In the past half an hour, I have run the gamut of emotions. I received an email a little over an hour ago, which I didn't read until a bit later than that. At first I was annoyed that I was still on some list that I had signed up for years ago. Then I realized that the email was from WebServices.org — something very relevant to my dissertation project. Then I was pleased to have received this email and decided it was worth taking a look. When I was reading some of the highlights at the top of the email I was humbled. I felt insignificant next to these large companies putting out interesting web service related software and specifications and my work felt tiny in comparison. It isn't, and I know that, but at first I couldn't help but feel this way.

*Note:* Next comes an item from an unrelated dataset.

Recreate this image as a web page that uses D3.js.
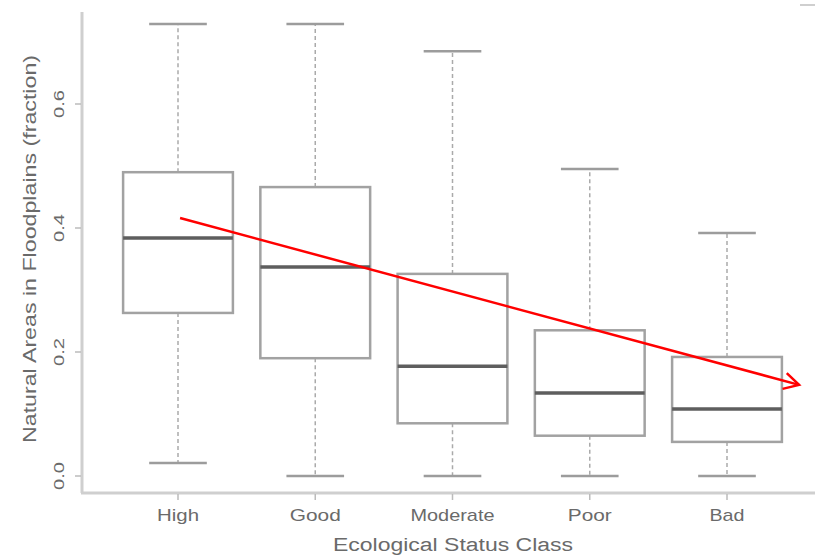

Then when I was scanning the pile of links included in the email, one in particular caught my eye: “Google WADL Tools”. My initial reaction was one of extreme interest since WADL and REST-based interfaces have become my main focus in the course of my research. When I clicked the link and ended up at Marc Hadley's blog, my reaction of was that of interest mixed with a slightly nauseating sense of anxiety. And then when I ended up at Thomas Steiner's site and saw the PHP logo in his diagram, I was shocked. I read some more and looked around and my shock started to turn to anger. In retrospect, the anger was a little unnecessary, but at the time it was how I felt. After absorbing the ideas presented, my reaction mellowed and I started to think of the possibilities. And later after talking with my brother, I start to feel a bit excited... maybe I can go work for Google. :)

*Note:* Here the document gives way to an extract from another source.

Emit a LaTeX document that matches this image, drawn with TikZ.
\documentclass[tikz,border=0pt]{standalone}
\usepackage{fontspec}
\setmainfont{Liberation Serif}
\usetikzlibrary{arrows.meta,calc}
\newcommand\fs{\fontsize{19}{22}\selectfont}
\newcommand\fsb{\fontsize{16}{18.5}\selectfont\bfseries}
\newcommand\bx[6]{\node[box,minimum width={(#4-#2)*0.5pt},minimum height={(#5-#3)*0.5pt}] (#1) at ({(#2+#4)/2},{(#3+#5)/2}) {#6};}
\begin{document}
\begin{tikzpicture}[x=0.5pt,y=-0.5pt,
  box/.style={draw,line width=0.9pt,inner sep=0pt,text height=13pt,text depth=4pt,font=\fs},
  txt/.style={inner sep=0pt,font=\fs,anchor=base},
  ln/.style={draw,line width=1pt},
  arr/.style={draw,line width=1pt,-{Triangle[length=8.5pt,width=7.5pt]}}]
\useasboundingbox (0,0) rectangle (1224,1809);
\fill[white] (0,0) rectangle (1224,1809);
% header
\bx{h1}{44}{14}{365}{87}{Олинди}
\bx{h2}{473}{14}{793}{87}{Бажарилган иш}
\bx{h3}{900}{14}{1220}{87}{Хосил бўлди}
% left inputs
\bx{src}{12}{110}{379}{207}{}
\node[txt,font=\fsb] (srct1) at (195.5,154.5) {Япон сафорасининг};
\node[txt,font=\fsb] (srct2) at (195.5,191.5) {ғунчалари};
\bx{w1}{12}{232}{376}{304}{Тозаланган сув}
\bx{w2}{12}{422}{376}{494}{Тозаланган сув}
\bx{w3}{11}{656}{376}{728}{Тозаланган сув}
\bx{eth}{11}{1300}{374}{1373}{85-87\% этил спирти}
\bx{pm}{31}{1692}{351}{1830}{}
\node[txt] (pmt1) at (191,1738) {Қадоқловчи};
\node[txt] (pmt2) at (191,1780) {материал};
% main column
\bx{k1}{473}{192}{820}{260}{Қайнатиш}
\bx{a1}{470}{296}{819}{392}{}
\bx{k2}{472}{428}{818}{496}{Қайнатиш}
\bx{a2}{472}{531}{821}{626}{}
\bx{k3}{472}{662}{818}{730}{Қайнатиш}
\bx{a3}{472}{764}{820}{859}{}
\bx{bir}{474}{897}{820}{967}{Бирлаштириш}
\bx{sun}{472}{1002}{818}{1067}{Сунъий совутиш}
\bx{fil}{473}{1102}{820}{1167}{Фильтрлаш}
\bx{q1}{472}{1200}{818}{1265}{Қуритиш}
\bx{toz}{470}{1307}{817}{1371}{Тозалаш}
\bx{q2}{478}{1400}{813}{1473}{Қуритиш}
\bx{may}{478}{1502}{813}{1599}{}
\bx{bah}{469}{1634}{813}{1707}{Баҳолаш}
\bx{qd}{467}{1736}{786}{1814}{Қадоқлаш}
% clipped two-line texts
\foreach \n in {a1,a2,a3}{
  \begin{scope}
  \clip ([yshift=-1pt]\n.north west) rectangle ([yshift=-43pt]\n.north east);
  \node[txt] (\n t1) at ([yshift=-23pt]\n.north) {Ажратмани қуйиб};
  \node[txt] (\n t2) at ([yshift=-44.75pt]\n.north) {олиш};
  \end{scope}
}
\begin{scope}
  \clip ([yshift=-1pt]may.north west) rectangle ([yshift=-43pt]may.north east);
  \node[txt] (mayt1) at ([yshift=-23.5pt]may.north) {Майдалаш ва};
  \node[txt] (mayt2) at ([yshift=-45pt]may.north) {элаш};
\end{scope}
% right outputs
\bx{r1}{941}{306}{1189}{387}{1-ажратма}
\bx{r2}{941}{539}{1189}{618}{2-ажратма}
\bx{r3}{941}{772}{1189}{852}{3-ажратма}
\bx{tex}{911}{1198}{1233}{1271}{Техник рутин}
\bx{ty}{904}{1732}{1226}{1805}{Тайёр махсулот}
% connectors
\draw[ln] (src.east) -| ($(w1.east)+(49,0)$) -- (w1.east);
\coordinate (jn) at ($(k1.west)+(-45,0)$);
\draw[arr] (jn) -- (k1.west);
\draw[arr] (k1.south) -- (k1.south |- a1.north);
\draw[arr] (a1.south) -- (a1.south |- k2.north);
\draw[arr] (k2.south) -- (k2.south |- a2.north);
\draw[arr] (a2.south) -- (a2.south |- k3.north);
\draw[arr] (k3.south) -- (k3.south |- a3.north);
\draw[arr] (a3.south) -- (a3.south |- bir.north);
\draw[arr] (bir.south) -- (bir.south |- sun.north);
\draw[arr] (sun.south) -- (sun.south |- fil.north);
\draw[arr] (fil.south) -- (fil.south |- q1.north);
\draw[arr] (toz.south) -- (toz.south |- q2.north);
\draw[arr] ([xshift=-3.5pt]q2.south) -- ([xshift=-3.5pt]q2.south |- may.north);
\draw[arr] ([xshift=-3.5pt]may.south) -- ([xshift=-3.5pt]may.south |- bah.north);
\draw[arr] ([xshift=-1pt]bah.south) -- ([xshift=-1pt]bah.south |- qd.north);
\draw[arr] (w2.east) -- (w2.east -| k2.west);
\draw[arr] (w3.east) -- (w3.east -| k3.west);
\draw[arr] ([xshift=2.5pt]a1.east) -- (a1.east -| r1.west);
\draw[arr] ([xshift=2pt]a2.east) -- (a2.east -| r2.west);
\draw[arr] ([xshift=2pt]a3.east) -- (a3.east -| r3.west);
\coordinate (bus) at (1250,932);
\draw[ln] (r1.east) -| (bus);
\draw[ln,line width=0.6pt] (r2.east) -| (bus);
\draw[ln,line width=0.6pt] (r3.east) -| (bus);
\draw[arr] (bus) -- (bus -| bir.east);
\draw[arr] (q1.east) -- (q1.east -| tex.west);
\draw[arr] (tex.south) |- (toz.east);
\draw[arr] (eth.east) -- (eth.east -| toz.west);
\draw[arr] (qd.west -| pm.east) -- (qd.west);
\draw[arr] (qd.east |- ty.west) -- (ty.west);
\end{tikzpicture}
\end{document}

Basically the story goes that in the early stages of my research into the two main web service camps: SOA and REST, I started to develop a fondness for REST. Then after Christmas, I found the quite new Web Application Description Language (WADL) that was being developed by Marc Hadley from Sun Microsystems. I was immediately enamored with the idea, but at that point didn't have the time or inclination to drastically change my project direction, so I tried to add WADL into my current design as best I could. Unfortunately it didn't get the attention it deserved and even still feels a bit like a second rate citizen inside of Siphon (my framework). If this were a real thesis and I was given more time to work on it as most programs are flexible enough to provide, I would have likely gone more into the WADL and REST worlds and likely have worked on some sort of code generation from WADL since at this point, tool support in for WADL is weak, and what does exist is in Java. At first I thought that this code may threaten my project, but I don't think so... at least not in its current incarnation. Perhaps it would have threatened the hypothetical thesis that never was, but one can only imagine. In fact the more I think about it, I'm pretty sure that if the WADL generation is compatible and I can manage to get it operating within my framework, I may be able to turn my WADL support into something a bit more robust. Not that I have time for this now, so it may just end up as a couple paragraphs in my “Further work” chapter.

Anyway... I'm starting to burn this candle at both ends, and I'm dog tired because of it... so off to bed.

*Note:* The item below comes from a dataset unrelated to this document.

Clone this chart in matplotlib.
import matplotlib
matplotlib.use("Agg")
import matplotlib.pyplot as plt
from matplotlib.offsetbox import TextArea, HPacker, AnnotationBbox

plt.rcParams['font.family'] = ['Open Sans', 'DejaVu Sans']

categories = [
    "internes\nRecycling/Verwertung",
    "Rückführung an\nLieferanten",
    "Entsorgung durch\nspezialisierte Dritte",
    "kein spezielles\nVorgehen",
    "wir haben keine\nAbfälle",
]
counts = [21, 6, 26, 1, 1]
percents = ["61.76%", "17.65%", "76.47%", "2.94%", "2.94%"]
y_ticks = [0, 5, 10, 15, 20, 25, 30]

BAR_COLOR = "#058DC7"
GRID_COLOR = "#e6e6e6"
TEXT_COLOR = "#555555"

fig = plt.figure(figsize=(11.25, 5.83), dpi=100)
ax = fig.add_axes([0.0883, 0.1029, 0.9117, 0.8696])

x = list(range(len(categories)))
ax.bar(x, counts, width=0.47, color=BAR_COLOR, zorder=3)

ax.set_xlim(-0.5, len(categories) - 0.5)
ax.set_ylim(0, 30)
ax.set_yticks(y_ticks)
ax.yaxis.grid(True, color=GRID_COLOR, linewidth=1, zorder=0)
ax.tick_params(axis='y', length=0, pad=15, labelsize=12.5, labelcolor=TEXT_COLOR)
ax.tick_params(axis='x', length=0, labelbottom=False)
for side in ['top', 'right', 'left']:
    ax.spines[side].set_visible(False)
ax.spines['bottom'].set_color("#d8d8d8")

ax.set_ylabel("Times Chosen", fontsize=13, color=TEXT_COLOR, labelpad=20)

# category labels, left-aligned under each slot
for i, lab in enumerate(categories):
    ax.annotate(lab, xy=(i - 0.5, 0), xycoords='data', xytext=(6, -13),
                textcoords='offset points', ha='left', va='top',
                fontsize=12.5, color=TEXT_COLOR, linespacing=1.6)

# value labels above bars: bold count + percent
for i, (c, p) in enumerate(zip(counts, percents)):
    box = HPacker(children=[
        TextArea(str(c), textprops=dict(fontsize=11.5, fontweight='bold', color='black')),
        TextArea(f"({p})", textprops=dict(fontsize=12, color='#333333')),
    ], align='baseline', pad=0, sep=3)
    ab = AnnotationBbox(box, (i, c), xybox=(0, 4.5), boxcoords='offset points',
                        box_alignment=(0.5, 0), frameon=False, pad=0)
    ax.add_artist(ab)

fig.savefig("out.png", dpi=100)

Location: FAM, Leganés @ 22:26

Stop and smell the...

Walking to campus, I need to pass through the small neighbourhood of San Nicasio. And regardless of the path I take through it, it seems that it is a constant assault on my olfactory senses. I guess you can become accustomed to these smells after a while, but sometimes, the magnitude of it just strikes you. I'm not sure whether today it was because it is a warm day, or I was particularly sensitive, but it was an unpleasant walk on my way here.

Some of the smells are identifiable and present in many cities, and then there is the general unpleasant background smell which I just attribute to suburban Spain. But sometimes I am walking and I get a whiff of something and think... «Oh god! What is that!» Nothing of this world should be allowed to smell that bad. Of course those who know me know that I have a particularly keen sense of olfaction.

Location: 2.1.C17, Leganés Campus, UC3M @ 12:02

Thesis Tools: BibDesk/BibTeX


For every research paper you write, there are always references which you need to manage. Sometimes you don't have many, and you can do this manually. Fine. But if you are writing something longer and more involved, good luck using a word processor to put that together. In fact, I'd say good luck using a word processor for writing the paper at all, but many people still do. I guess these people have more tolerance than I do. However, if you are planning to typeset your paper in LaTeX, then your obvious choice for managing your bibliographic references is BibTeX. Of course, BibTeX files aren't known for being especially easy to manage by hand. So in that case, if you are a Mac user, enter BibDesk.

This is a tool which allows you to keep track of your references in a manageable, database-like fashion. And the program is in active development, with a couple of upgrades occurring even during the course of my project. The program supports some nice features like extracting a BibTeX entry from the clipboard, a tagging feature which allow you to categorize your references with multiple tags and various grouping mechanisms to organize related entries. Organization is important in a manager for BibTeX, because most of the time, a single database of entries will contain all your references, either in a particular subject or in total, so you may only need a small subset of these references for an particular project.

The program also supports such convenient features as an integrated preview of the output and automatic cite-key generation. It is these cite-keys which are used within your paper to refer to entries in your database. To that end, BibDesk provides a system service that will allow you to complete cite-keys within other applications. It also supports copying the citation key in various formats as well as drag and drop into other applications. This means, that regardless of the LaTeX editing software you are using, you should be able to include your references into your document from the database without any problems.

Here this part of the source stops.